What you are asked to do: Below is a listing to write out in full, exactly as given, without its pictures.

## BEGIN Source material

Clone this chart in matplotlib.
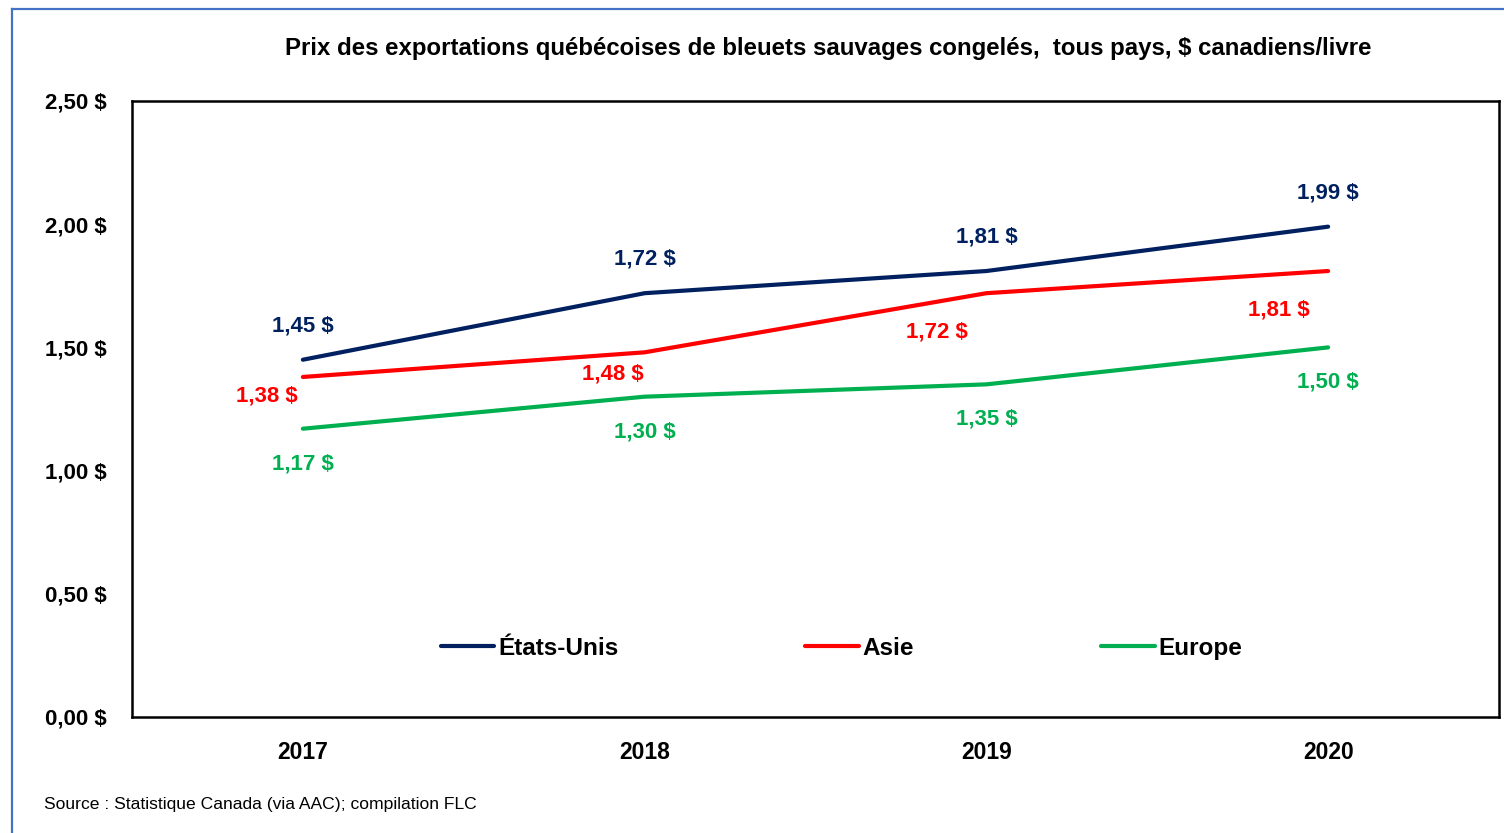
import matplotlib
matplotlib.use("Agg")
import matplotlib.pyplot as plt
from matplotlib.lines import Line2D

plt.rcParams['font.family'] = ['Liberation Sans Narrow', 'Liberation Sans', 'DejaVu Sans']

# === DATA ===
years = ['2017', '2018', '2019', '2020']
etats_unis = [1.45, 1.72, 1.81, 1.99]
asie = [1.38, 1.48, 1.72, 1.81]
europe = [1.17, 1.30, 1.35, 1.50]
y_ticks = [0.0, 0.5, 1.0, 1.5, 2.0, 2.5]

title = "Prix des exportations québécoises de bleuets sauvages congelés,  tous pays, $ canadiens/livre"
source = "Source : Statistique Canada (via AAC); compilation FLC"

def fmt(v):
    return f"{v:.2f} $".replace('.', ',')

# label offsets in pixels (dx, dy)
series = [
    ("États-Unis", etats_unis, "#002060", [(0, 34)] * 4),
    ("Asie", asie, "#FF0000", [(-36, -19), (-32, -22), (-49, -39), (-49, -39)]),
    ("Europe", europe, "#00B050", [(0, -35)] * 4),
]

fig = plt.figure(figsize=(15.04, 8.33), dpi=100)
ax = fig.add_axes([132 / 1504, 1 - 717 / 833, 1367 / 1504, 616 / 833])

x = [i + 0.5 for i in range(len(years))]
px = 72 / 100
for name, vals, color, offs in series:
    ax.plot(x, vals, color=color, lw=3, label=name, solid_capstyle='round')
    for xi, v, (dx, dy) in zip(x, vals, offs):
        ax.annotate(fmt(v), (xi, v), xytext=(dx * px, dy * px), textcoords='offset points',
                    ha='center', va='center', color=color, fontsize=16, fontweight='bold')

ax.set_xlim(0, 4)
ax.set_ylim(0, 2.5)
ax.set_xticks(x)
ax.set_xticklabels(years, fontsize=16.5, fontweight='bold')
ax.set_yticks(y_ticks)
ax.set_yticklabels([fmt(v) for v in y_ticks], fontsize=16, fontweight='bold')
ax.tick_params(length=0, pad=18)
ax.tick_params(axis='x', pad=17)
for s in ax.spines.values():
    s.set_linewidth(1.8)

leg = ax.legend(loc='center', bbox_to_anchor=(0.519, 0.112), ncol=3, frameon=False,
                prop={'size': 17.5, 'weight': 'bold'}, handlelength=2.2, handletextpad=0.15,
                columnspacing=7.7)

fig.text(828 / 1504, 1 - 48 / 833, title, ha='center', va='center', fontsize=17.3, fontweight='bold')
fig.text(44 / 1504, 1 - 804 / 833, source, ha='left', va='center', fontsize=12.6)

# blue frame on left and top
fig.add_artist(Line2D([12 / 1504, 12 / 1504], [0, 1 - 9 / 833], color='#4472C4', lw=1.6,
                      transform=fig.transFigure))
fig.add_artist(Line2D([12 / 1504, 1], [1 - 9 / 833, 1 - 9 / 833], color='#4472C4', lw=1.6,
                      transform=fig.transFigure))

fig.savefig("out.png", dpi=100)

## END Source material

Output for this exercise:
Clone this chart in matplotlib.
import matplotlib
matplotlib.use("Agg")
import matplotlib.pyplot as plt
from matplotlib.lines import Line2D

plt.rcParams['font.family'] = ['Liberation Sans Narrow', 'Liberation Sans', 'DejaVu Sans']

# === DATA ===
years = ['2017', '2018', '2019', '2020']
etats_unis = [1.45, 1.72, 1.81, 1.99]
asie = [1.38, 1.48, 1.72, 1.81]
europe = [1.17, 1.30, 1.35, 1.50]
y_ticks = [0.0, 0.5, 1.0, 1.5, 2.0, 2.5]

title = "Prix des exportations québécoises de bleuets sauvages congelés,  tous pays, $ canadiens/livre"
source = "Source : Statistique Canada (via AAC); compilation FLC"

def fmt(v):
    return f"{v:.2f} $".replace('.', ',')

# label offsets in pixels (dx, dy)
series = [
    ("États-Unis", etats_unis, "#002060", [(0, 34)] * 4),
    ("Asie", asie, "#FF0000", [(-36, -19), (-32, -22), (-49, -39), (-49, -39)]),
    ("Europe", europe, "#00B050", [(0, -35)] * 4),
]

fig = plt.figure(figsize=(15.04, 8.33), dpi=100)
ax = fig.add_axes([132 / 1504, 1 - 717 / 833, 1367 / 1504, 616 / 833])

x = [i + 0.5 for i in range(len(years))]
px = 72 / 100
for name, vals, color, offs in series:
    ax.plot(x, vals, color=color, lw=3, label=name, solid_capstyle='round')
    for xi, v, (dx, dy) in zip(x, vals, offs):
        ax.annotate(fmt(v), (xi, v), xytext=(dx * px, dy * px), textcoords='offset points',
                    ha='center', va='center', color=color, fontsize=16, fontweight='bold')

ax.set_xlim(0, 4)
ax.set_ylim(0, 2.5)
ax.set_xticks(x)
ax.set_xticklabels(years, fontsize=16.5, fontweight='bold')
ax.set_yticks(y_ticks)
ax.set_yticklabels([fmt(v) for v in y_ticks], fontsize=16, fontweight='bold')
ax.tick_params(length=0, pad=18)
ax.tick_params(axis='x', pad=17)
for s in ax.spines.values():
    s.set_linewidth(1.8)

leg = ax.legend(loc='center', bbox_to_anchor=(0.519, 0.112), ncol=3, frameon=False,
                prop={'size': 17.5, 'weight': 'bold'}, handlelength=2.2, handletextpad=0.15,
                columnspacing=7.7)

fig.text(828 / 1504, 1 - 48 / 833, title, ha='center', va='center', fontsize=17.3, fontweight='bold')
fig.text(44 / 1504, 1 - 804 / 833, source, ha='left', va='center', fontsize=12.6)

# blue frame on left and top
fig.add_artist(Line2D([12 / 1504, 12 / 1504], [0, 1 - 9 / 833], color='#4472C4', lw=1.6,
                      transform=fig.transFigure))
fig.add_artist(Line2D([12 / 1504, 1], [1 - 9 / 833, 1 - 9 / 833], color='#4472C4', lw=1.6,
                      transform=fig.transFigure))

fig.savefig("out.png", dpi=100)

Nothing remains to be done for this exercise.